Parmi les mots qui disent l’affliction et la pitié, j’aime beaucoup le français chagrin, l’anglais sorrow, mais peut-être encore plus l’espagnol lástima, dont la force de suggestion dépasse même le sens par sa similitude avec lágrima (larme), ces deux mots entrant pour moi en correspondance avec la bouleversante Descente de Croix de Rogier van der Weyden que je contemple au Prado chaque fois que je vais à Madrid.

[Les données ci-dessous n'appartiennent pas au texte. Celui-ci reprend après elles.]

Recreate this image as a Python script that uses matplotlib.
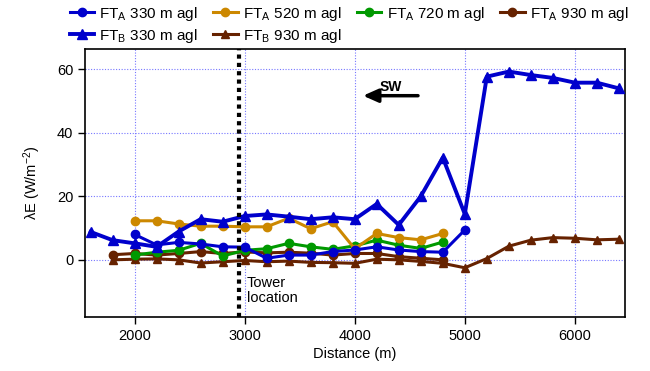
import matplotlib
matplotlib.use("Agg")
import matplotlib.pyplot as plt
import numpy as np

plt.rcParams['font.family'] = ['Liberation Sans', 'DejaVu Sans']
plt.rcParams['mathtext.default'] = 'regular'

# Data
x_a330 = [2000, 2200, 2400, 2600, 2800, 3000, 3200, 3400, 3600, 3800, 4000, 4200, 4400, 4600, 4800, 5000]
y_a330 = [8.0, 4.7, 5.5, 5.0, 4.1, 4.0, 0.5, 1.5, 1.5, 2.6, 3.1, 4.1, 3.1, 2.6, 2.4, 9.4]

x_a520 = [2000, 2200, 2400, 2600, 2800, 3000, 3200, 3400, 3600, 3800, 4000, 4200, 4400, 4600, 4800]
y_a520 = [12.3, 12.3, 11.3, 10.6, 10.6, 10.4, 10.4, 13.1, 9.8, 12.0, 3.5, 8.3, 7.0, 6.3, 8.3]

x_a720 = [2000, 2200, 2400, 2600, 2800, 3000, 3200, 3400, 3600, 3800, 4000, 4200, 4400, 4600, 4800]
y_a720 = [1.5, 2.4, 3.0, 5.2, 1.2, 3.0, 3.5, 5.2, 4.1, 3.3, 4.4, 6.2, 4.6, 3.6, 5.6]

x_a930 = [1800, 2000, 2200, 2400, 2600, 2800, 3000, 3200, 3400, 3600, 3800, 4000, 4200, 4400, 4600, 4800]
y_a930 = [1.6, 2.0, 1.5, 2.0, 2.6, 2.0, 2.5, 2.2, 2.4, 2.1, 1.5, 2.0, 2.0, 1.0, 0.5, 0.0]

x_b330 = [1600, 1800, 2000, 2200, 2400, 2600, 2800, 3000, 3200, 3400, 3600, 3800, 4000, 4200,
          4400, 4600, 4800, 5000, 5200, 5400, 5600, 5800, 6000, 6200, 6400]
y_b330 = [8.8, 6.2, 5.2, 4.1, 8.9, 12.8, 12.0, 13.8, 14.3, 13.6, 12.8, 13.4, 12.8, 17.6,
          11.0, 20.0, 32.2, 14.4, 57.7, 59.3, 58.2, 57.3, 55.8, 55.8, 54.0]

x_b930 = [1800, 2000, 2200, 2400, 2600, 2800, 3000, 3200, 3400, 3600, 3800, 4000, 4200,
          4400, 4600, 4800, 5000, 5200, 5400, 5600, 5800, 6000, 6200, 6400]
y_b930 = [0.0, 0.2, 0.3, 0.0, -1.0, -0.6, -0.2, -0.6, -0.4, -0.8, -0.9, -1.1, 0.2,
          0.0, -0.5, -1.1, -2.5, 0.4, 4.3, 6.2, 7.0, 6.8, 6.3, 6.5]

c_blue = '#0000CC'
c_orange = '#CC8800'
c_green = '#009900'
c_brown = '#662200'

tower_x = 2950

fig = plt.figure(figsize=(6.5, 3.71), dpi=100)
ax = fig.add_axes([0.1308, 0.1456, 0.8307, 0.7214])

lw = 2.2
ms = 6
ax.plot(x_b930, y_b930, color=c_brown, lw=lw, marker='^', ms=ms, label='FT$_{B}$ 930 m agl', zorder=3)
ax.plot(x_a930, y_a930, color=c_brown, lw=lw, marker='o', ms=ms, label='FT$_{A}$ 930 m agl', zorder=3)
ax.plot(x_a720, y_a720, color=c_green, lw=lw, marker='o', ms=ms, label='FT$_{A}$ 720 m agl', zorder=3)
ax.plot(x_a520, y_a520, color=c_orange, lw=lw, marker='o', ms=ms, label='FT$_{A}$ 520 m agl', zorder=3)
ax.plot(x_a330, y_a330, color=c_blue, lw=lw, marker='o', ms=ms, label='FT$_{A}$ 330 m agl', zorder=3)
ax.plot(x_b330, y_b330, color=c_blue, lw=lw + 0.6, marker='^', ms=ms + 0.5, label='FT$_{B}$ 330 m agl', zorder=3)

ax.axvline(tower_x, color='black', lw=3, linestyle=(0, (1, 1)), zorder=4)
ax.text(tower_x + 70, -5.2, 'Tower\nlocation', ha='left', va='top', fontsize=10.5, linespacing=1.1)

ax.annotate('', xy=(4050, 51.7), xytext=(4600, 51.7),
            arrowprops=dict(arrowstyle='-|>,head_length=0.9,head_width=0.4', color='black', lw=2.5))
ax.text(4330, 54.3, 'SW', ha='center', va='center', fontsize=10, fontweight='bold')

ax.set_xlim(1550, 6455)
ax.set_ylim(-18, 66.3)
ax.set_xticks([2000, 3000, 4000, 5000, 6000])
ax.set_yticks([0, 20, 40, 60])
ax.grid(True, color='#7777FF', linestyle=(0, (1, 1.5)), lw=0.8)
ax.set_axisbelow(True)
ax.tick_params(direction='out', length=5, labelsize=10.5, width=1)
for s in ax.spines.values():
    s.set_linewidth(1.2)
ax.set_xlabel('Distance (m)', fontsize=10.5, labelpad=3)
ax.set_ylabel('λE (W/m$^{-2}$)', fontsize=10.5, labelpad=10)

handles, labels = ax.get_legend_handles_labels()
order = ['FT$_{A}$ 330 m agl', 'FT$_{B}$ 330 m agl', 'FT$_{A}$ 520 m agl', 'FT$_{B}$ 930 m agl',
         'FT$_{A}$ 720 m agl', 'FT$_{A}$ 930 m agl']
hd = dict(zip(labels, handles))
fig.legend([hd[o] for o in order], order, ncol=4, loc='upper left', bbox_to_anchor=(0.093, 1.012),
           frameon=False, fontsize=11, handlelength=1.6, handletextpad=0.35, columnspacing=1.0,
           labelspacing=0.25, borderaxespad=0.2)

fig.savefig('out.png', dpi=100)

Mais voici que se pose incongrûment dans ma tête le souvenir d’un immense chagrin d’élève de seconde dont j’ai été témoin il y a quelques années : celui de Jiaming, à propos d’un conte qu’elle s’était décarcassée à écrire et auquel son professeur avait mis 6/20 : “Monsieur Canard et Monsieur Renard”. Récit puéril, sans queue ni tête, incompréhensible, mais avec des tirets de dialogue parfaitement placés. Pendant vingt minutes elle a pleuré sur sa feuille. Immobile, sans chercher à essuyer ses yeux, elle n’avait aucun de ces petits gestes qu’on fait quand on pleure et qu’on se souvient que l’on est soi-même pour soi et pour l’autre. Elle ne me regardait pas, ne prenait pas le mouchoir que je lui tendais, ne remettait pas ses cheveux derrière ses oreilles, ne semblait pas entendre mes paroles consolatrices. Elle n’était que larmes et douleur, pleurant en silence dans une solitude absolue.
« Au fond de tout poème vrai, un enfant qui pleure », dit Reverdy. Alors Jiaming est un des poèmes les plus vrais que j’aie lus.